One could argue that the good ranking can be explained by the fact that arXiv includes everything. However, it is far from true. There are typically less than 30 new database papers every month on arXiv whereas big conferences often have more than 100 articles (150 at SIGMOD 2013 and and over 200 at VLDB 2013).

But it absolutely can! Note that venues are ranked using an h5 index, which is equal to the largest number h such that h articles published in 2009-2013 have at least h citations each. For a high h5-index, it is sufficient to have just a few dozens of highly cited papers. And these papers could come from VLDB and other prestigious venues.

I have to disclaim that, aside from verifying top-10 papers in the Databases & Information Systems section of arXiv, I did not collect solid statistics on the co-publishing of top arXiv papers. If any one has such statistics and the statistics shows a low co-publishing rate, I will be happy to retract my arguments. However, so far the statement "arXiv has a high citation index" looks like an outcome from a regression that misses an important covariate.

The arguments in support of arXiv are in line with other Daniel's posts. Check, for example, his recent essay, where Daniel argues that a great paper should not necessarily be published in VLDB or SIGIR. While I absolutely agree that obsessing about top-tier conferences is outright harmful, I think that publishing some of the work there makes a lot of sense and here is why.

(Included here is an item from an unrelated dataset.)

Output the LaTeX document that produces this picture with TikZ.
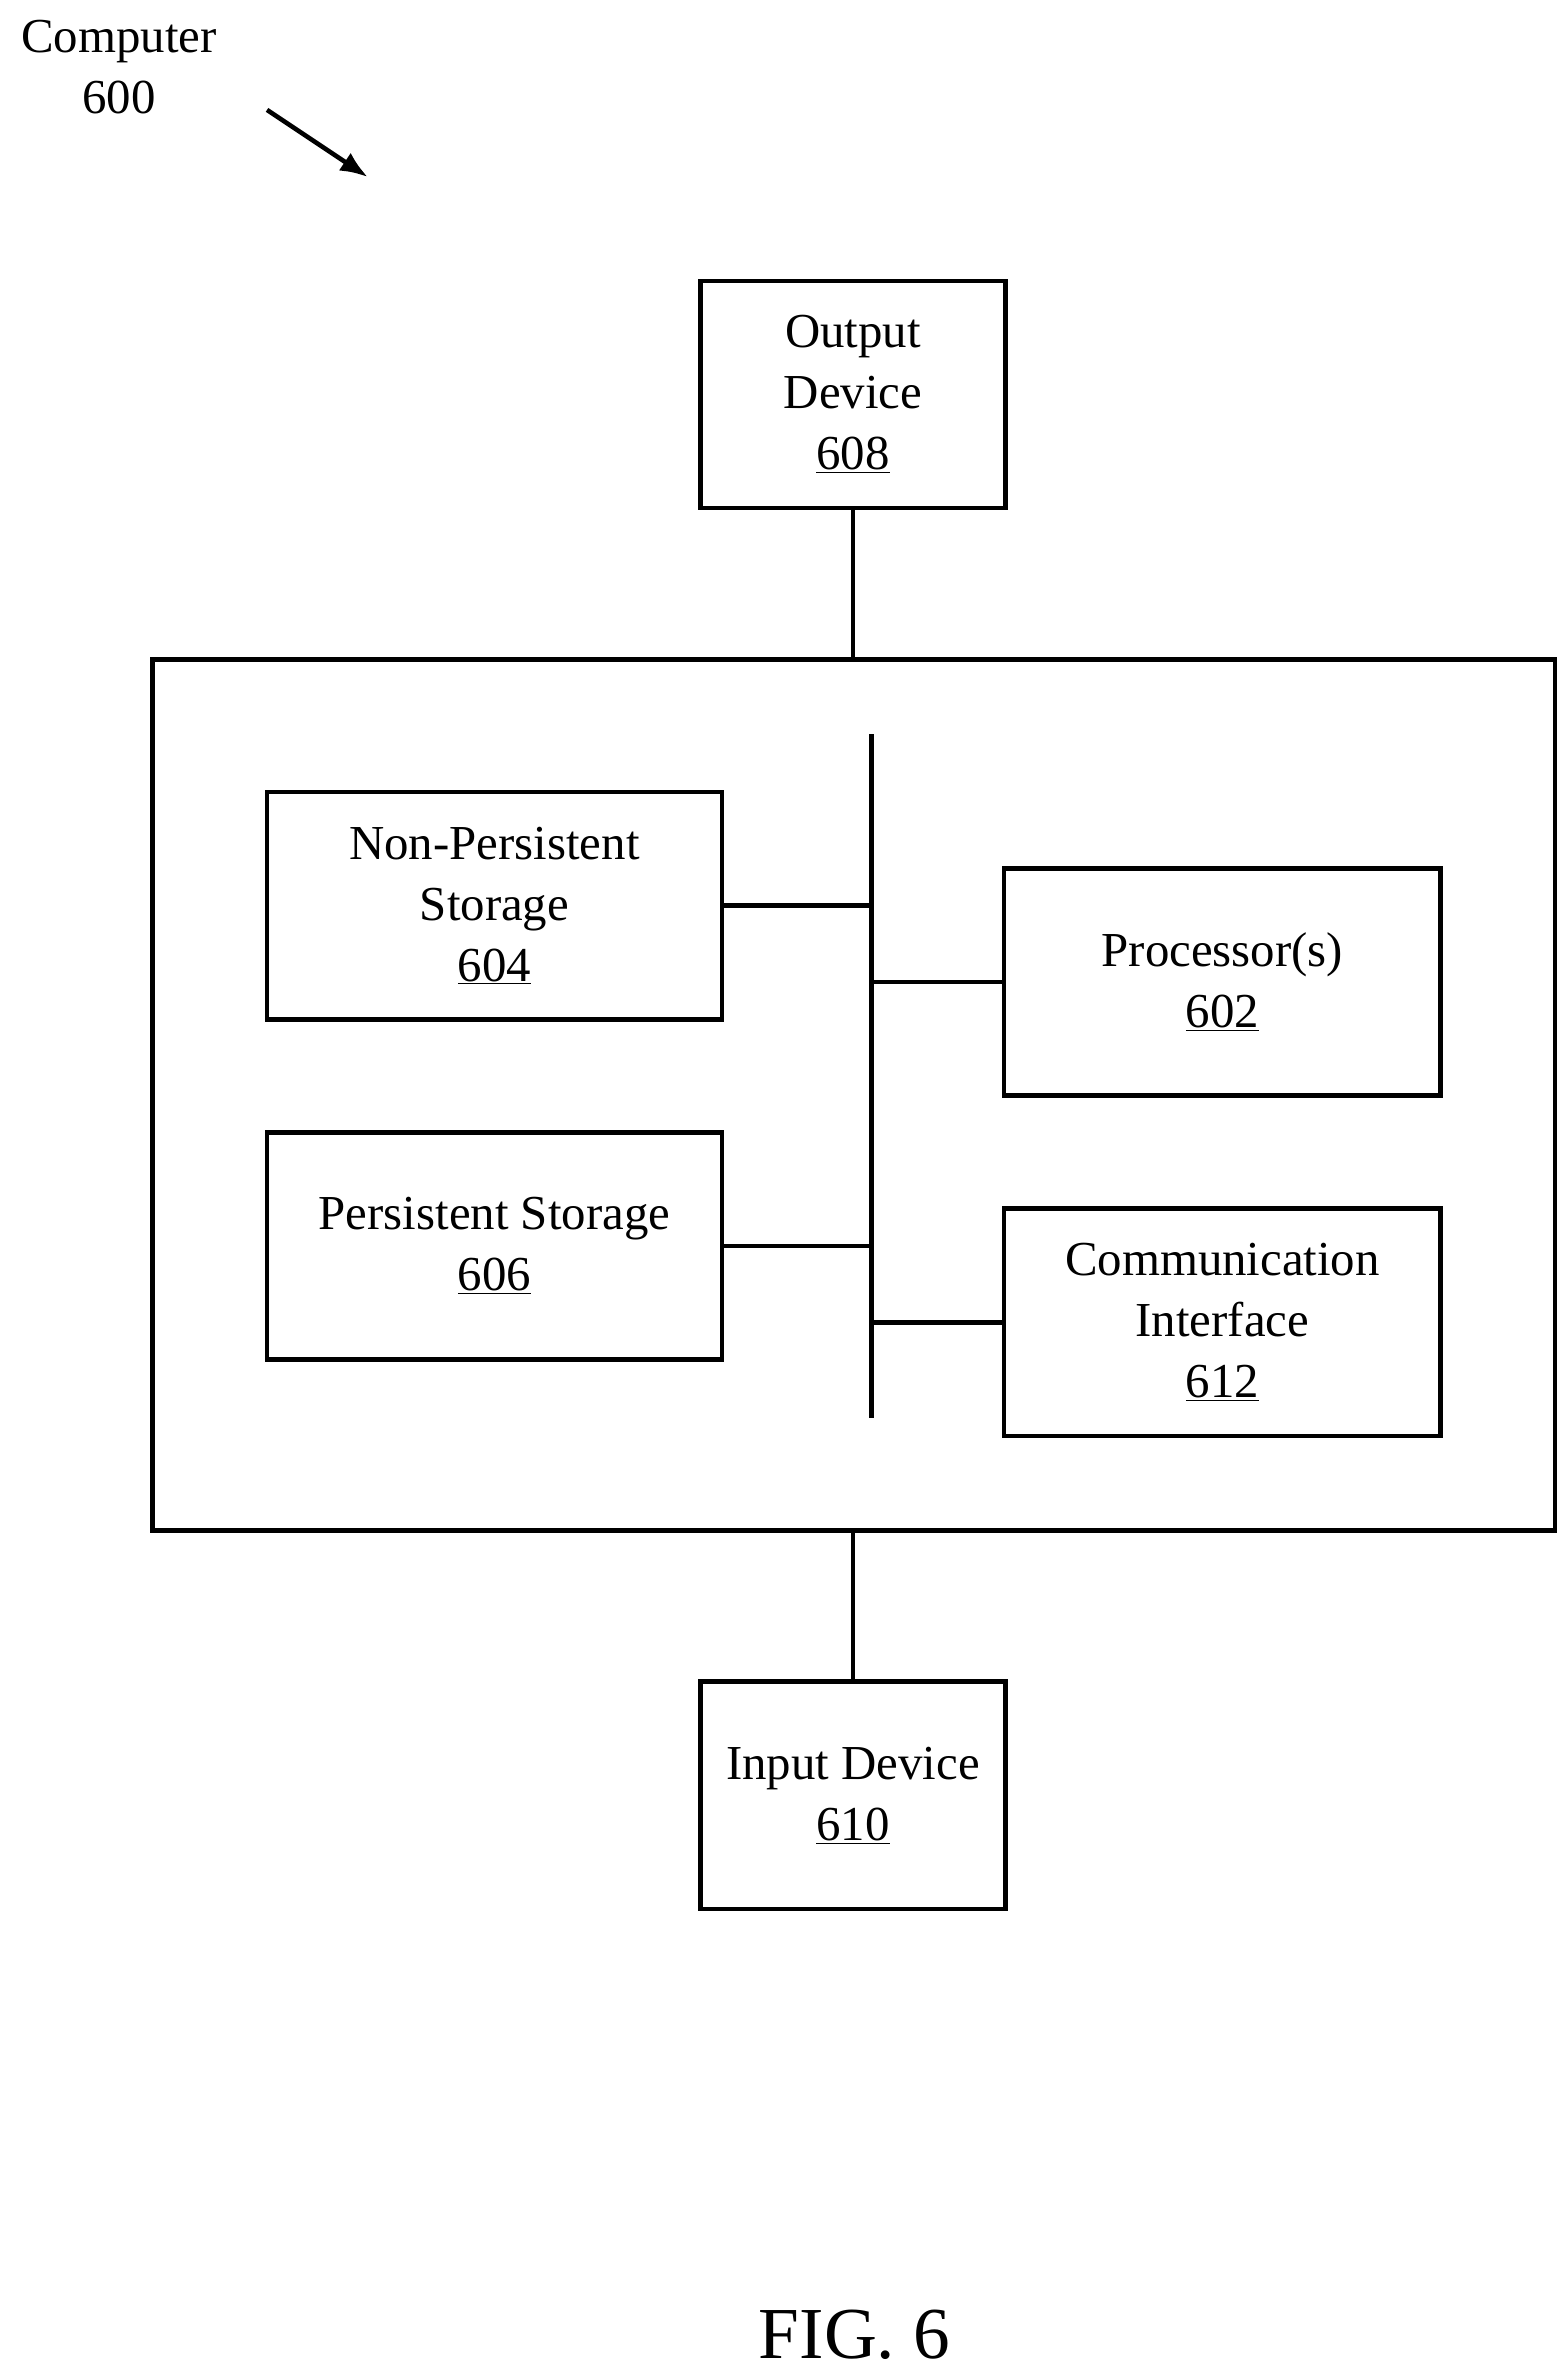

If you are a renowned computer scientist and have a popular blog, dissemination of your work is an easy-peasy business. You can inscribe your findings on the Great Wall of China and your colleagues will rush buying airline tickets to see it. You can send an e-mail, you can publish a paper on arXiv. Delivery method disirregardless, your paper will still get a lot of attention (as long as the content is good). For less known individuals, things are much more complicated. In particular, a young scientist has to play a close-to-zero-sum game and compete for attention of readers. If she approaches her professor or employer and says: I have done good work recently and published 10 papers on arXiv, this is almost certainly guaranteed to create merely a comical effect. She will be sneered at and taught a lesson about promoting her work better.

People are busy and nobody wants to waste time on reading potentially uninteresting papers. One good time-saving strategy is to make other people read them first. Does this screening strategy have false positives and/or false negatives? It absolutely does, but, on average, it works well. At least, this is a common belief. In particular, Daniel himself will not read any P=NP proofs.

To conclude, Knuth and other luminaries may not care about prestigious conferences and journals, but for other people they mean a lot. I am pretty sure that co-publishing your paper online and promoting it in the blogs is a great supplementary strategy (I do recommend doing this, if you care about my lowly opinion), but this is likely not a replacement for traditional publishing approaches. In addition, I am not yet convinced that arXiv could have a high citation index on its own, without being a co-publishing venue.


You grant me the opinion that the "high ranking of arXiv cannot be explained away by the fact that arXiv is not independent". This is not what I wrote nor what I believe.

Regarding the post you link to, you write "Daniel argues that a great paper should not necessarily be published in VLDB or SIGIR". It seems hard to disagree with this general statement, but the post you link to appears unrelated to this claim. The real implication from that post you link to is that "obsessing about top-tier conferences is outright harmful", something you "absolutely" agree with.

Other than that, I agree with everything you have written. It is pretty obvious stuff.

Thank you for the clarification, Daniel. Let the reader decide who made which claims.